Beim Holzbläser-Festival »Summerwinds« bespielen Klarinetten, Blockflöten & Co. das Münsterland.
Eigentlich hatte der noch nicht einmal 60-jährige Brahms sich fest vorgenommen, keine Note mehr zu Papier zu bringen. Er war sich sicher: Als Komponist habe er alles gesagt. Doch 1881 kam alles anders. Er hörte den Klarinettisten Richard Mühlfeld, von dem schon die alte Freundin Clara Schumann mit den Worten geschwärmt hatte: »Man kann nicht schöner Klarinette blasen.« Stimmt, fand auch Brahms. Und so schrieb er für Mühlfeld gleich vier Kammermusikwerke, die mit zum Empfindsamsten, Beseeltesten und Kantabelsten gehört, was jemals für dieses Blasinstrument geschrieben wurde.
Ein Musikfestival, das sich auf die weite Klangwelt der Holzblasinstrumente spezialisiert, kommt daher zwangsläufig auch nicht um mindestens eine Brahmssche Mühlfeld-Hommage herum. Das deutsch-israelische Else Ensemble kombiniert da eine Klarinettensonate des Erzromantikers auch mit einem Trio für die ungewöhnliche Besetzung Klarinette, Horn und Klavier, das von der heute vergessenen Max-Reger-Schülerin Johanna Senfter stammt. Beim Konzert des Quantum Clarinet Trios gibt es gleich zwei Klarinettentrios – das von Brahms sowie eines aus der Feder von Carl Frühling, der vor allem als Klavierbegleiter solcher Geigentitanen wie Pablo de Sarasate Karriere machte.
Repertoire-Klassiker und Repertoire-Raritäten – das ist im Groben der rote Faden auch beim diesjährigen, zum siebten Mal stattfindenden »Summerwinds«-Festival. Darüber hinaus ist das Programm gespickt mit musikalischen Sidesteps in Richtung Jazz, Weltmusik und Crossover. Wie variabel und musikalisch offenherzig all die Holzblasinstrumente sind, spiegelt sich in den oftmals verblüffenden Besetzungen wider. Bei der Klezmer-Band »Harts un Neschome« haken sich Klarinette, Akkordeon und Schlagwerk unter. Das Ensemble »Bolero Berlin«, das sich aus Mitgliedern der Berliner Philharmoniker zusammensetzt, schlägt an Klarinetten, Saxophon und Streichern den Bogen von Bizets »Carmen« hin zum Manouche-Swing Django Reinhardts. Bei dem etwas anderen Improvisationsprojekt »Hände wie Wolken« trifft die Blockflötistin Gudula Rosen auf den Gitarristen Erhard Hirt sowie den Zeichner Andreas Rosenthal.
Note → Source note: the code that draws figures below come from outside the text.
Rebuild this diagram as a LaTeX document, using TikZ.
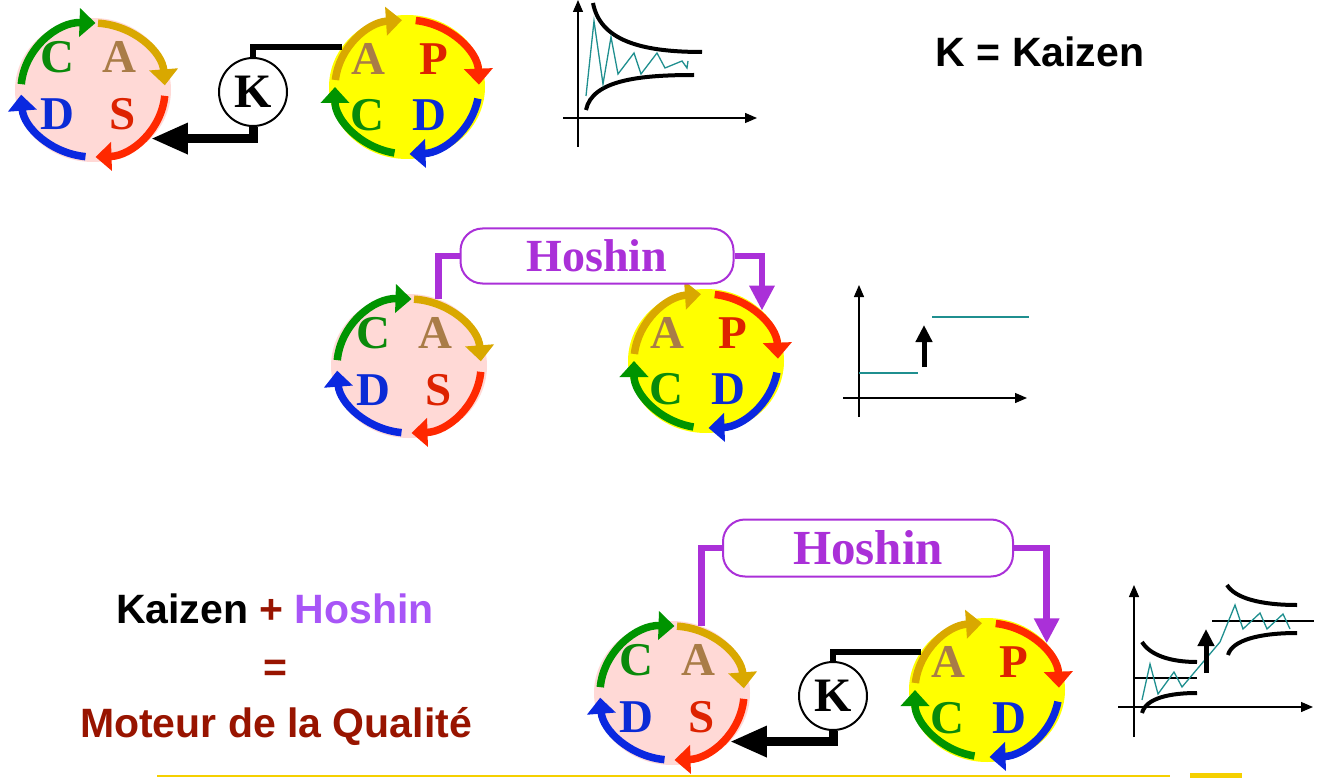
\documentclass[tikz,border=0pt]{standalone}
\usepackage{fontspec}
\setmainfont{Liberation Serif}
\newfontfamily\headsans{Liberation Sans}
\usetikzlibrary{arrows.meta, shapes.geometric}

\definecolor{pinkfill}{HTML}{FFD9D6}
\definecolor{yellowfill}{HTML}{FFFF00}
\definecolor{arcgreen}{HTML}{009400}
\definecolor{arcgold}{HTML}{D9A800}
\definecolor{arcred}{HTML}{FF2800}
\definecolor{arcblue}{HTML}{0A28E0}
\definecolor{letgreen}{HTML}{0A8A0A}
\definecolor{letbrown}{HTML}{A97C47}
\definecolor{letred}{HTML}{DD2200}
\definecolor{letblue}{HTML}{0A2BD6}
\definecolor{hoshin}{HTML}{AA30D8}
\definecolor{hoshinlight}{HTML}{A855F7}
\definecolor{motred}{HTML}{981400}
\definecolor{tracecol}{HTML}{1F8F8F}
\definecolor{footgold}{HTML}{F5D000}

% pink wheel: C A / D S
\newcommand{\pinkwheel}[2]{%
  \node[disc, fill=pinkfill] (#1) at (#2) {};
  \draw[cyc, arcgreen] ([shift={(185:72 and 67)}]#1.center) arc[start angle=185, end angle=272, x radius=72, y radius=67];
  \draw[cyc, arcgold]  ([shift={(274:72 and 67)}]#1.center) arc[start angle=274, end angle=356, x radius=72, y radius=67];
  \draw[cyc, arcred]   ([shift={(5:72 and 67)}]#1.center) arc[start angle=5, end angle=88, x radius=72, y radius=67];
  \draw[cyc, arcblue]  ([shift={(96:72 and 67)}]#1.center) arc[start angle=96, end angle=176, x radius=72, y radius=67];
  \node[wlet, text=letgreen] (#1-c) at ([shift={(-36,-33)}]#1.center) {C};
  \node[wlet, text=letbrown] (#1-a) at ([shift={(26,-33)}]#1.center) {A};
  \node[wlet, text=letblue]  (#1-d) at ([shift={(-36,24)}]#1.center) {D};
  \node[wlet, text=letred]   (#1-s) at ([shift={(30,24)}]#1.center) {S};
}

% yellow wheel: A P / C D
\newcommand{\yellowwheel}[2]{%
  \node[disc, fill=yellowfill] (#1) at (#2) {};
  \draw[cyc, arcgold]  ([shift={(186:72 and 67)}]#1.center) arc[start angle=186, end angle=266, x radius=72, y radius=67];
  \draw[cyc, arcred]   ([shift={(277:72 and 67)}]#1.center) arc[start angle=277, end angle=358, x radius=72, y radius=67];
  \draw[cyc, arcblue]  ([shift={(10:72 and 67)}]#1.center) arc[start angle=10, end angle=88, x radius=72, y radius=67];
  \draw[cyc, arcgreen] ([shift={(100:72 and 67)}]#1.center) arc[start angle=100, end angle=180, x radius=72, y radius=67];
  \node[wlet, text=letbrown] (#1-a) at ([shift={(-39,-28)}]#1.center) {A};
  \node[wlet, text=letred]   (#1-p) at ([shift={(27,-28)}]#1.center) {P};
  \node[wlet, text=letgreen] (#1-c) at ([shift={(-40,28)}]#1.center) {C};
  \node[wlet, text=letblue]  (#1-d) at ([shift={(22,28)}]#1.center) {D};
}

\begin{document}
\begin{tikzpicture}[
    x=1pt, y=-1pt,
    disc/.style={ellipse, minimum width=156pt, minimum height=144pt, inner sep=0pt},
    cyc/.style={line width=7.5pt, -{Triangle[length=16pt,width=28pt]}},
    wlet/.style={font=\bfseries\fontsize{47}{47}\selectfont, inner sep=0pt},
    kbubble/.style={circle, draw, line width=2pt, fill=white, minimum size=68pt,
                    inner sep=0pt, font=\bfseries\fontsize{48}{48}\selectfont},
    kthin/.style={line width=6pt},
    kthick/.style={line width=9pt, -{Triangle[length=37pt,width=29pt]}},
    hbox/.style={draw=hoshin, line width=2pt, rounded corners=22pt, fill=white,
                 text=hoshin, inner sep=0pt},
    hlink/.style={hoshin, line width=6.5pt},
    hflow/.style={hoshin, line width=6.5pt, -{Triangle[length=25pt,width=24pt]}},
    axis/.style={line width=1.3pt, -{Triangle[length=12pt,width=10pt]}},
    env/.style={line width=4pt},
    trace/.style={tracecol, line width=1.3pt},
    level/.style={line width=1.3pt},
    jump/.style={line width=5pt, -{Triangle[length=17pt,width=16pt]}},
    big/.style={font=\headsans\bfseries\fontsize{41}{41}\selectfont, inner sep=0pt, anchor=base},
]
\useasboundingbox (0,0) rectangle (1320,778);

% ---- Row 1 : Kaizen ------------------------------------------------------------
\pinkwheel{p1}{93,90}
\yellowwheel{y1}{407,87}
\node[kbubble] (k1) at (253,92) {K};
\draw[kthin] (y1.148) -| (k1.north);
\draw[kthick] (k1.south) |- (p1.-40);

\draw[axis] (578,147) -- (578,0);
\draw[axis] (563,118) -- (757,118);
\draw[env] (593,3) .. controls (600,40) and (640,52) .. (702,52);
\draw[env] (586,110) .. controls (592,80) and (640,75) .. (694,75);
\draw[trace] (586,96) -- (594,21) -- (603,84) -- (611,37) -- (618,74) -- (634,53)
   -- (641,74) -- (657,53) -- (665,68) -- (682,61) -- (687,68) -- (688,61);

\node[big] (kdef) at (1040,67) {K = Kaizen};

% ---- Row 2 : Hoshin ------------------------------------------------------------
\pinkwheel{p2}{409,366}
\yellowwheel{y2}{706,361}
\node[hbox, minimum width=273pt, minimum height=55pt,
      font=\bfseries\fontsize{46}{46}\selectfont] (h2) at (597,256) {Hoshin};
\draw[hlink] (p2.66) |- (h2.west);
\draw[hflow] (h2.east) -| (y2.42);

\draw[axis] (859,417) -- (859,285);
\draw[axis] (843,398) -- (1027,398);
\draw[trace] (859,373) -- (918,373);
\draw[trace] (932,317) -- (1029,317);
\draw[jump] (924,367) -- (924,325);

% ---- Row 3 : Kaizen + Hoshin ---------------------------------------------------
\pinkwheel{p3}{672,693}
\yellowwheel{y3}{987,690}
\node[hbox, minimum width=290pt, minimum height=57pt,
      font=\bfseries\fontsize{49}{49}\selectfont] (h3) at (868,548) {Hoshin};
\draw[hlink] (p3.66) |- (h3.west);
\draw[hflow] (h3.east) -| (y3.38);
\node[kbubble] (k3) at (833,696) {K};
\draw[kthin] (y3.150) -| (k3.north);
\draw[kthick] (k3.south) |- (p3.-40);

\draw[axis] (1134,737) -- (1134,585);
\draw[axis] (1118,707) -- (1313,707);
\draw[level] (1134,678) -- (1197,678);
\draw[level] (1212,621) -- (1314,621);
\draw[env] (1142,642) .. controls (1150,655) and (1170,662) .. (1197,662);
\draw[env] (1142,713) .. controls (1146,698) and (1170,693) .. (1197,693);
\draw[env] (1227,585) .. controls (1235,598) and (1260,605) .. (1297,605);
\draw[env] (1228,655) .. controls (1232,640) and (1260,633) .. (1297,633);
\draw[trace] (1142,700) -- (1150,664) -- (1158,694) -- (1174,672) -- (1182,687)
   -- (1220,642) -- (1235,605) -- (1243,629) -- (1260,613) -- (1267,629)
   -- (1283,614) -- (1290,629);
\draw[jump] (1206,673) -- (1206,629);

\node[big] (sum) at (275,623) {Kaizen \textcolor{motred}{+} \textcolor{hoshinlight}{Hoshin}};
\node[big, text=motred] (eq) at (275,681) {=};
\node[big, text=motred] (motor) at (276,737) {Moteur de la Qualité};

% ---- footer -------------------------------------------------------------------
\draw[footgold, line width=2pt] (157,776) -- (1170,776);
\fill[footgold] (1190,773) rectangle (1242,778);

\end{tikzpicture}
\end{document}
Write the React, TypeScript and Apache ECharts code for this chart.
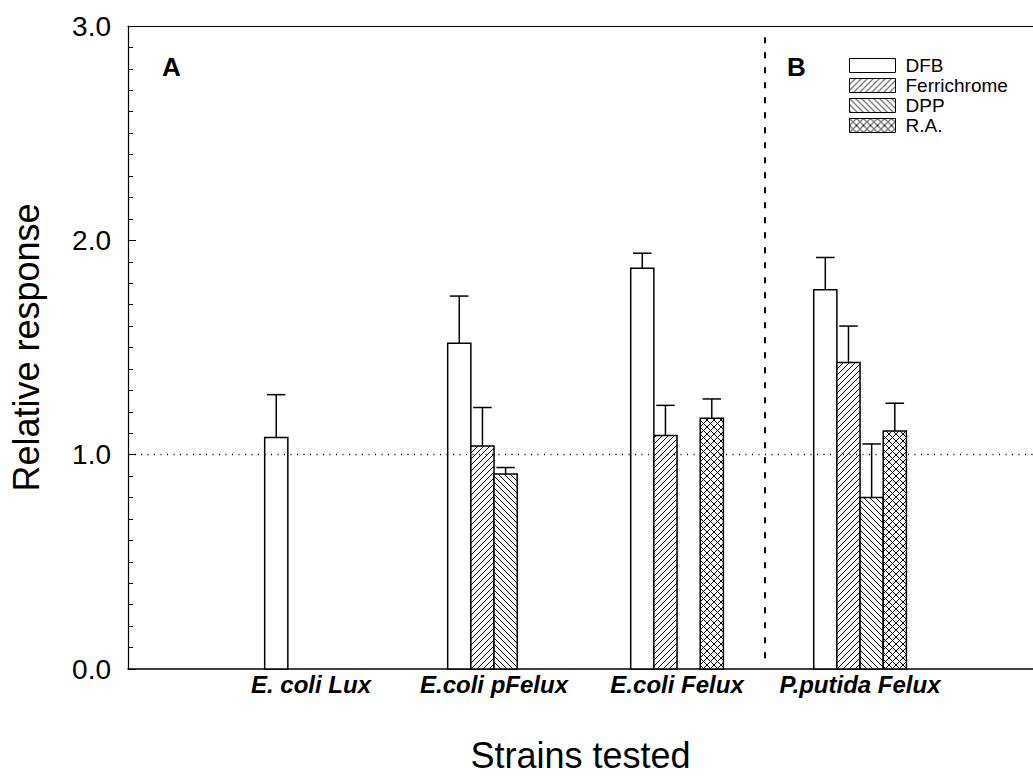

Rund 40 Konzerte umfasst das Programm. Wie bei den vorausgegangenen Ausgaben kann man jetzt nicht nur musikalisch herrliche Landschaften erkunden. Erneut öffnen bei den Konzerten quer durchs Münsterland all die sehenswerten und entdeckungswürdigen Kirchen und Klöster, Burgen und Ausstellungshallen ihre Pforten. Dabei verwandelt etwa das berühmte fünfköpfige Blockflötenensemble B-Five Recorder Consort mit Werken der Renaissance die ultramoderne Architektur des »Kult«-Museums in Vreden in eine aufregende Klangkathedrale. In Telgte laden der Traversflötist Michael Schmidt-Casdorf und der bedeutende Cembalist Christiane Rieger zu einer Reise ins französische Barockzeitalter ein. Der österreichische Komponist Klaus Lang hat einmal auf die schwierige Frage, was denn überhaupt Musik sei, folgende Antwort geliefert: »Das was mich vielleicht am meisten fasziniert an Musik, ist die Tatsache, dass ihre Schönheit, Größe und Tiefe […] auf dem Alleralltäglichsten gegründet ist, auf dem, was uns immer umgibt, nämlich auf nichts anderem als auf bewegter Luft.« Dazu gehört unbedingt der menschliche Atem, der durch die Holzblasinstrumente strömt.